Warisan (Manfaat) Utang bagi Anak-Cucu

Diperbarui: 28 September 2021   13:09

Kompasiana adalah platform blog. Konten ini menjadi tanggung jawab bloger dan tidak mewakili pandangan redaksi Kompas.

Foto: M. Latief/Kompas Image

Siapa bakal diwarisi manfaat dari pembangunan yang pembiayaannya berasal dari utang? 

Pertanyaan itu saya lontarkan ke seorang kolega sesama pebisnis kecil saat kami bersama menaiki MRT (Mass Rapid Transit) dari daerah Fatmawati, Jakarta Selatan, akhir pekan lalu. Kami kebetulan lagi ada urusan ke Jakarta Pusat.

Di dalam gerbong yang tak berjubel karena pengetatan mobilitas warga itu, saya membatin: hebat juga Jakarta sudah punya MRT macam ini. Kendati bukan kali perdana, namun apa yang saya batin itu terus saja muncul setiap saat naik MRT.

Ihwal pertanyaan itu bisa mengemuka lantaran kami berbeda pandangan---lebih tepatnya berdebat---soal kebijakan utang yang ditempuh pemerintah saat ini. Ia bersikukuh, performa utang sudah membahayakan dan sangat berisiko untuk generasi mendatang.

Sementara pendapat saya sebaliknya. Bagi saya, utang pemerintah itu masih dalam zona wajar, bahkan mesti ditempuh untuk mengakselerasi pembangunan di sektor penting dan produktif. Sektor penting dan produktif, antara lain adalah infrastruktur fisik-digital dan kualitas sumber daya manusia. Keduanya sama-sama syarat mutlak menjadi negara maju.

Jikalau saya memandang utang sebagai salah satu alat untuk memastikan generasi penerus lebih tangguh, teman saya itu menganggap sebaliknya: utang saat ini adalah beban berat bagi anak cucu. 

Kata dia, utang yang sejak dulu hingga sekarang ditarik pemerintah tidak efisien dan minim manfaat karena lebih banyak dikorupsi. Sejumlah dalil dia sampaikan untuk memperkuat sumpah-serapahnya tersebut.

Mendengar ocehan macam itu, sejujurnya, saya menahan ketawa. Rasanya dia lupa---atau memang tidak tahu---bahwa MRT yang sedang dia tumpangi adalah hasil dari utang. Pun, dia tidak sadar: mengecam utang sambil menikmatinya.

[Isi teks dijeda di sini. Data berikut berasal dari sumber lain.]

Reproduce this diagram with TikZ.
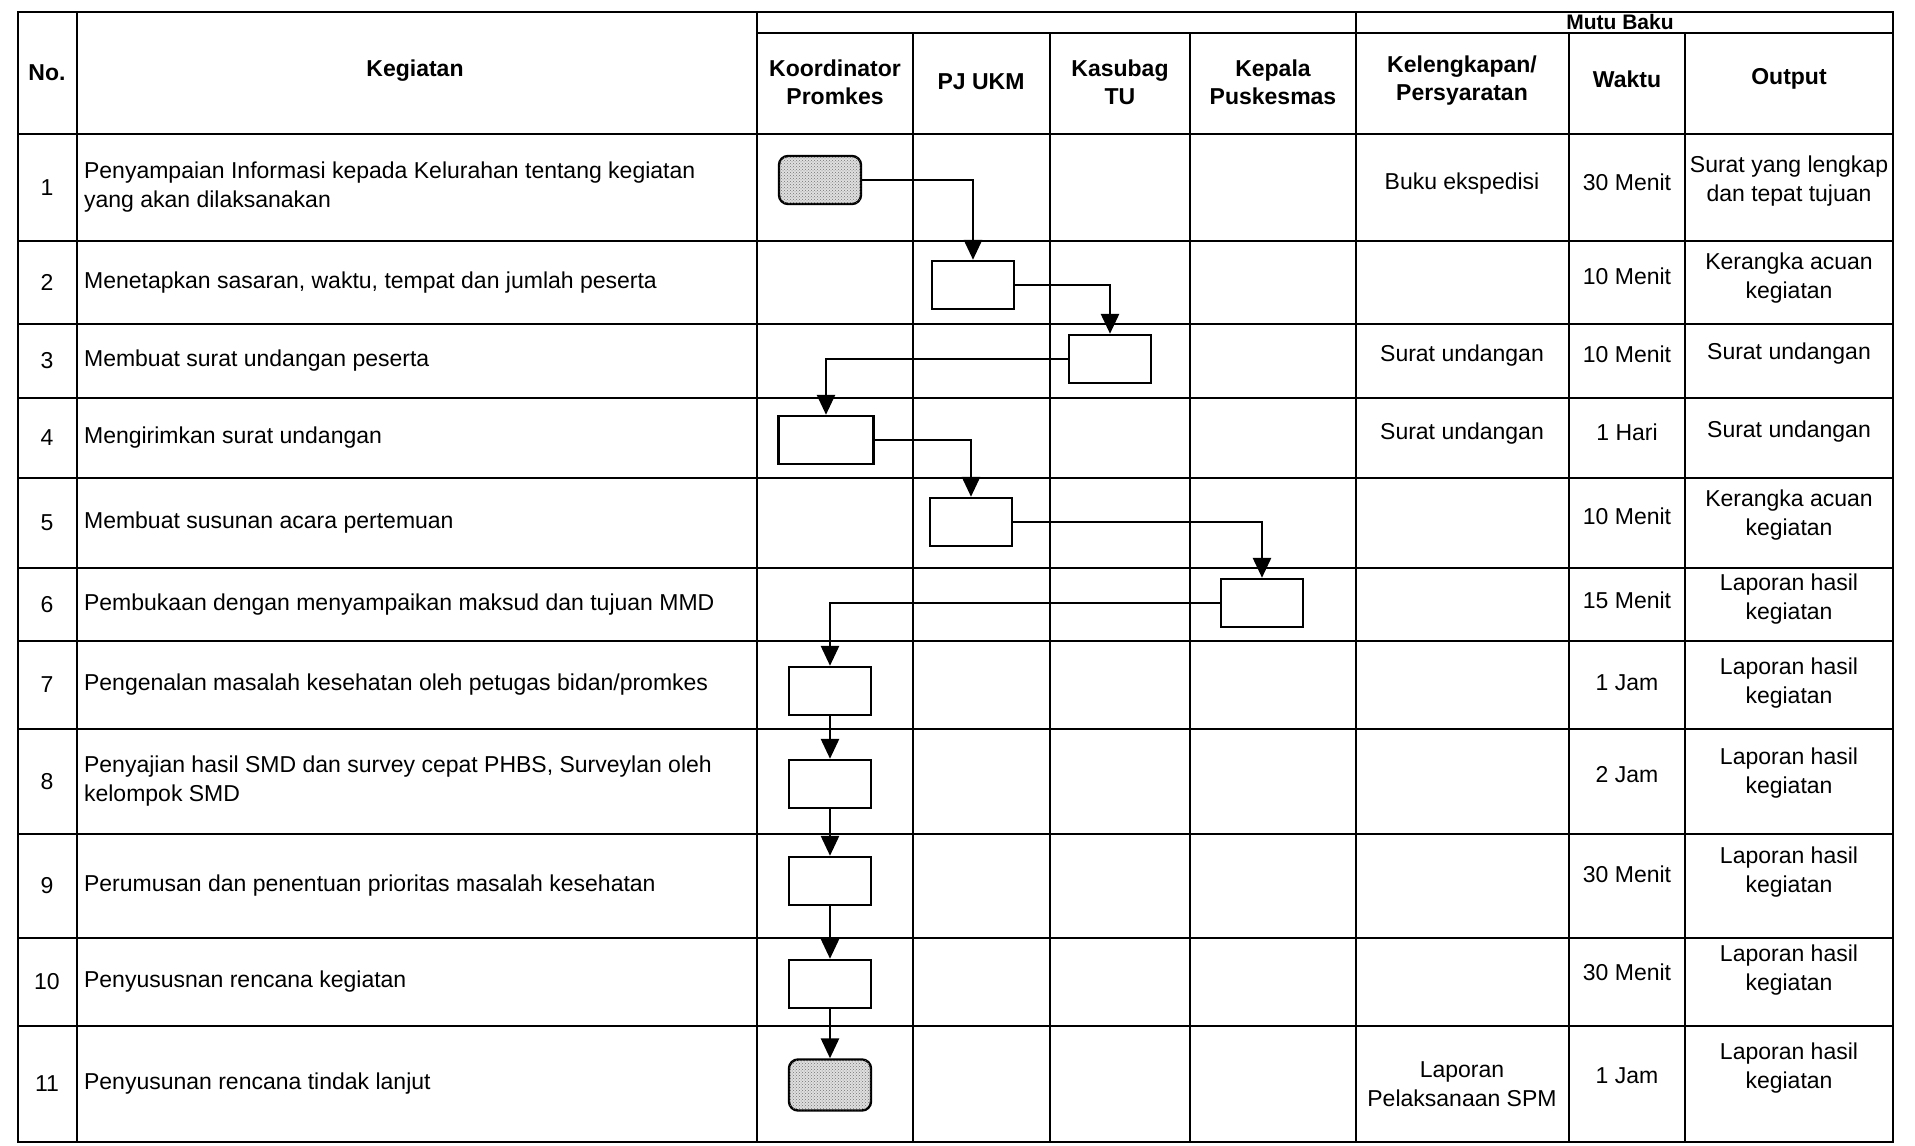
\documentclass[tikz,border=0pt]{standalone}
\usepackage{fontspec}
\setmainfont{Liberation Sans}
\usetikzlibrary{arrows.meta,patterns}
\begin{document}
\begin{tikzpicture}[x=1pt,y=-1pt,line width=2.2pt,
  txt/.style={font=\fontsize{23}{29}\selectfont,align=center,inner sep=0pt},
  keg/.style={txt,align=left,anchor=west},
  hd/.style={txt,font=\fontsize{23}{28}\selectfont\bfseries},
  act/.style={draw,line width=2.4pt,minimum width=82pt,minimum height=48pt,inner sep=0pt},
  ends/.style={act,rounded corners=9pt,fill=gray!25,postaction={pattern=crosshatch dots,pattern color=black!55}},
  flow/.style={line width=2.8pt,-{Triangle[length=20pt,width=18pt]}}]
\fill[white](0,0)rectangle(1915,1146);
\useasboundingbox(0,0)rectangle(1915,1146);
% grid
\draw(18,12)rectangle(1893,1142);
\draw(757,33)--(1893,33);
\foreach \y in {134,241,324,398,478,568,641,729,834,938,1026}{\draw(18,\y)--(1893,\y);}
\foreach \x in {77,757,1356}{\draw(\x,12)--(\x,1142);}
\foreach \x in {913,1050,1190,1569,1685}{\draw(\x,33)--(\x,1142);}
% header
\node[hd](hno) at (47,73){No.};
\node[hd](hkeg) at (415,71){Kegiatan};
\node[hd](hkoor) at (835,82){Koordinator\\Promkes};
\node[hd](hpj) at (981,82){PJ UKM};
\node[hd](htu) at (1120,82){Kasubag\\TU};
\node[hd](hkap) at (1273,82){Kepala\\Puskesmas};
\node[hd](hkel) at (1462,81){Kelengkapan/\\Persyaratan};
\node[hd](hwkt) at (1627,79){Waktu};
\node[hd](hout) at (1789,79){Output};
\node[hd,font=\fontsize{21}{22}\selectfont\bfseries](hmutu) at (1620,22){Mutu Baku};
% numbers
\foreach \n/\y in {1/187.5,2/282.5,3/361,4/438,5/523,6/604.5,7/685,8/781.5,9/886,10/982,11/1084}{\node[txt](no\n) at (47,\y){\n};}
% kegiatan
\node[keg](k1) at (83,187.5){Penyampaian Informasi kepada Kelurahan tentang kegiatan\\yang akan dilaksanakan};
\node[keg](k2) at (83,282.5){Menetapkan sasaran, waktu, tempat dan jumlah peserta};
\node[keg](k3) at (83,361){Membuat surat undangan peserta};
\node[keg](k4) at (83,438){Mengirimkan surat undangan};
\node[keg](k5) at (83,523){Membuat susunan acara pertemuan};
\node[keg](k6) at (83,604.5){Pembukaan dengan menyampaikan maksud dan tujuan MMD};
\node[keg](k7) at (83,685){Pengenalan masalah kesehatan oleh petugas bidan/promkes};
\node[keg](k8) at (83,781.5){Penyajian hasil SMD dan survey cepat PHBS, Surveylan oleh\\kelompok SMD};
\node[keg](k9) at (83,886){Perumusan dan penentuan prioritas masalah kesehatan};
\node[keg](k10) at (83,982){Penyususnan rencana kegiatan};
\node[keg](k11) at (83,1084){Penyusunan rencana tindak lanjut};
% mutu baku
\node[txt](kel1) at (1462,184){Buku ekspedisi};
\node[txt](kel3) at (1462,356){Surat undangan};
\node[txt](kel4) at (1462,434){Surat undangan};
\node[txt](kel11) at (1462,1084){Laporan\\Pelaksanaan SPM};
\node[txt](w1) at (1627,182){30 Menit};
\node[txt](w2) at (1627,276){10 Menit};
\node[txt](w3) at (1627,354){10 Menit};
\node[txt](w4) at (1627,432){1 Hari};
\node[txt](w5) at (1627,516){10 Menit};
\node[txt](w6) at (1627,600){15 Menit};
\node[txt](w7) at (1627,683){1 Jam};
\node[txt](w8) at (1627,775){2 Jam};
\node[txt](w9) at (1627,874){30 Menit};
\node[txt](w10) at (1627,972){30 Menit};
\node[txt](w11) at (1627,1076){1 Jam};
\node[txt](o1) at (1789,181){Surat yang lengkap\\dan tepat tujuan};
\node[txt](o2) at (1789,278){Kerangka acuan\\kegiatan};
\node[txt](o3) at (1789,354){Surat undangan};
\node[txt](o4) at (1789,432){Surat undangan};
\node[txt](o5) at (1789,515){Kerangka acuan\\kegiatan};
\node[txt](o6) at (1789,599){Laporan hasil\\kegiatan};
\node[txt](o7) at (1789,683){Laporan hasil\\kegiatan};
\node[txt](o8) at (1789,773){Laporan hasil\\kegiatan};
\node[txt](o9) at (1789,872){Laporan hasil\\kegiatan};
\node[txt](o10) at (1789,970){Laporan hasil\\kegiatan};
\node[txt](o11) at (1789,1068){Laporan hasil\\kegiatan};
% flow boxes
\node[ends](s1) at (820,180){};
\node[act](s2) at (973,285){};
\node[act](s3) at (1110,359){};
\node[act,minimum width=95pt](s4) at (826,440){};
\node[act](s5) at (971,522){};
\node[act](s6) at (1262,603){};
\node[act](s7) at (830,691){};
\node[act](s8) at (830,784){};
\node[act](s9) at (830,881){};
\node[act](s10) at (830,984){};
\node[ends,minimum height=51pt](s11) at (830,1085){};
% arrows
\draw[flow](s1)-|(s2);
\draw[flow](s2)-|(s3);
\draw[flow](s3)-|(s4);
\draw[flow](s4)-|(s5);
\draw[flow](s5)-|(s6);
\draw[flow](s6)-|(s7);
\foreach \a/\b in {7/8,8/9,9/10,10/11}{\draw[flow](s\a)--(s\b);}
\end{tikzpicture}
\end{document}
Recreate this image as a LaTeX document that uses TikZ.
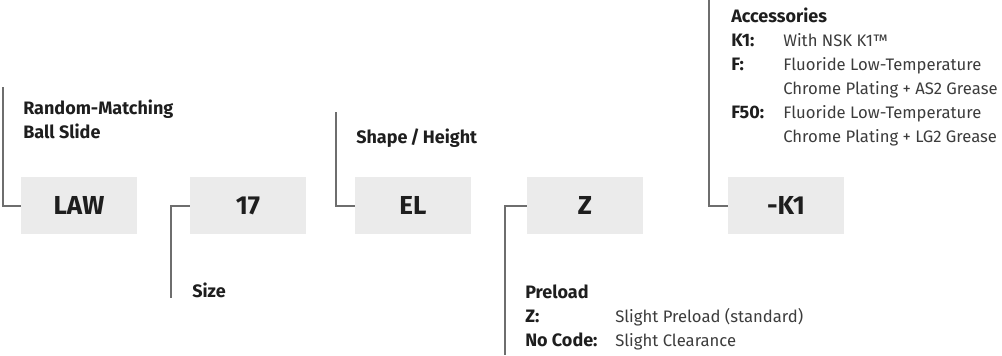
\documentclass[tikz,border=0pt]{standalone}
\usepackage{fontspec}
\setmainfont{Fira Sans}
\definecolor{boxgray}{HTML}{EBEBEB}
\definecolor{linegray}{HTML}{6E6E6E}
\definecolor{textdark}{HTML}{1E1E1E}
\definecolor{textsoft}{HTML}{3C3C3C}
\tikzset{
  codebox/.style={fill=boxgray, minimum width=87pt, minimum height=42.75pt,
    inner sep=0pt, font=\fontsize{19.5}{22}\selectfont\bfseries, text=textdark},
  conn/.style={draw=linegray, line width=1.5pt},
  legend/.style={anchor=base west, inner sep=0pt, text=textdark,
    font=\fontsize{12.5}{18}\selectfont}
}
\newcommand{\desc}[1]{\textcolor{textsoft}{#1}}
\newcommand{\hd}[1]{{\fontsize{13.5}{18}\selectfont\bfseries #1}}
\begin{document}
\begin{tikzpicture}[x=0.75pt,y=-0.75pt]
  \useasboundingbox (0,0) rectangle (1002,356);
  \node[codebox] (law)  at (79,205.5)  {LAW};
  \node[codebox] (size) at (248,205.5) {17};
  \node[codebox] (el)   at (413,205.5) {EL};
  \node[codebox] (zcode) at (585,205.5) {Z};
  \node[codebox] (kone) at (786,205.5) {-K1};
  \coordinate (lawend)  at (3,87);
  \coordinate (sizeend) at (171,298);
  \coordinate (elend)   at (336,112);
  \coordinate (zend)    at (505,355);
  \coordinate (koneend) at (709,0);
  \draw[conn] (law.west) -| (lawend);
  \draw[conn] (size.west) -| (sizeend);
  \draw[conn] (el.west) -| (elend);
  \draw[conn] (zcode.west) -| (zend);
  \draw[conn] (kone.west) -| (koneend);
  \node[legend] (lawtext) at (23,115) {%
    \begin{tabular}[t]{@{}l@{}}\hd{Random-Matching}\\\hd{Ball Slide}\end{tabular}};
  \node[legend] (sizetext) at (192,297) {\hd{Size}};
  \node[legend] (eltext) at (356,144) {\hd{Shape\,/\,Height}};
  \node[legend] (ztext) at (525,298) {%
    \begin{tabular}[t]{@{}p{67.5pt}@{}l@{}}
      \multicolumn{2}{@{}l@{}}{\hd{Preload}}\\
      \hd{Z:} & \desc{Slight Preload (standard)}\\
      \hd{No Code:} & \desc{Slight Clearance}
    \end{tabular}};
  \node[legend] (konetext) at (731,23) {%
    \begin{tabular}[t]{@{}p{39pt}@{}l@{}}
      \multicolumn{2}{@{}l@{}}{\hd{Accessories}}\\
      \hd{K1:} & \desc{With NSK K1™}\\
      \hd{F:} & \desc{Fluoride Low-Temperature}\\
       & \desc{Chrome Plating + AS2 Grease}\\
      \hd{F50:} & \desc{Fluoride Low-Temperature}\\
       & \desc{Chrome Plating + LG2 Grease}
    \end{tabular}};
\end{tikzpicture}
\end{document}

Lewat agregasi media massa, masyarakat umum dapat mengetahui pembiayaan MRT Jakarta diselenggarakan dengan utang pemerintah RI ke pemerintah Jepang.  Nilainya pun fantastis. Untuk fase 1 saja (Lebak Bulus -- Bundaran HI), utang ke JICA (Japan Internasional Cooperation Agency) sebesar Rp25 triliun dan akan dilunasi dalam 40 tahun.

Belum lagi nilai utang untuk pembangunan fase 2 (Bundaran HI -- Kampung Bandan) sejauh 8 km dan fase 3 (Kalideres-Ujung Menteng) sepanjang 31,7 km. Jika koridor Selatan -- Utara (Lebar Bulus - Kampung Bandan) dan koridor Barat - Timur (Kalideres-Ujung Menteng) telah rampung seluruhnya, Jakarta akan lebih keren.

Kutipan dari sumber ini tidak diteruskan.